When 19-year-old Stefano Cabizza wrote a letter to Pope Francis a few weeks ago describing his hopes and dreams about finding a job, he never thought the phone would ring and the pontiff himself would be on the line.

In fact, the Pope had to call twice, because Cabizza wasn’t home on the first attempt.

"I couldn't believe it,” Cabizza told The Telegraph. "He asked me to pray for him and then he gave me a blessing.
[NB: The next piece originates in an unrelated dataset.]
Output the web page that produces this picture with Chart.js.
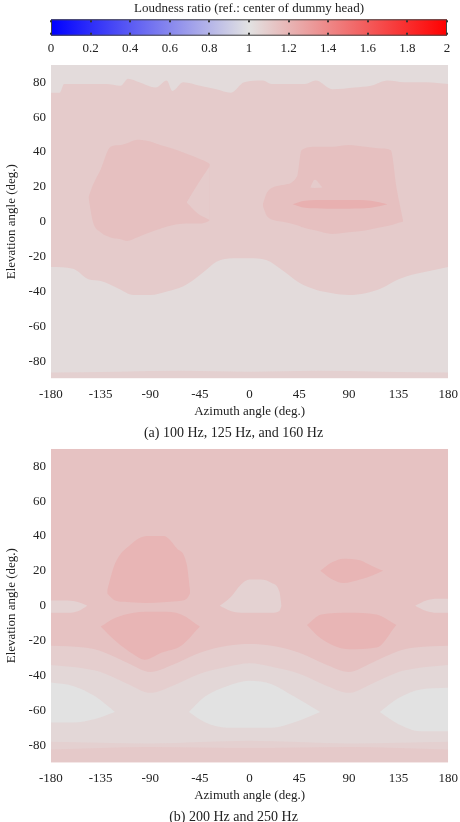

It was the most beautiful day of my life."

Cabizza, a devout Catholic and an information technology student at a school near Padua in northern Italy, had given his letter to a senior cleric during a papal mass in Castel Gandolfo on Aug. 15, the Times reports.

During the call, the head of the Catholic Church encouraged the young man to address him informally by using the pronoun “tu” instead of “lei.” Pope Francis requested they address each other on a first-name basis since that was the way Jesus and the Apostles spoke to one another.

“They were friends as we are friends now, and I am on first-name basis with my friends,” the Pope said to Cabizza, according to Il Gazzetino.

This isn’t the first time the Pope has picked up the phone.

Pope Francis reportedly called his newspaper stand in Buenos Aires to cancel his subscription, his shoemaker to tell him to forget the papal red loafers and continue making his black orthotics, and a receptionist at a Jesuit headquarters in Rome when he was looking for a Jesuit superior, the Associated Press reports.

Many thought the person claiming to be the pope on the other end was a prank caller. "I was in shock; I broke down in tears and didn't know what to say," Del Regno, the Argentine newsstand owner, told La Nacion, an Argentine daily. "He thanked me for delivering the paper all this time and sent best wishes to my family."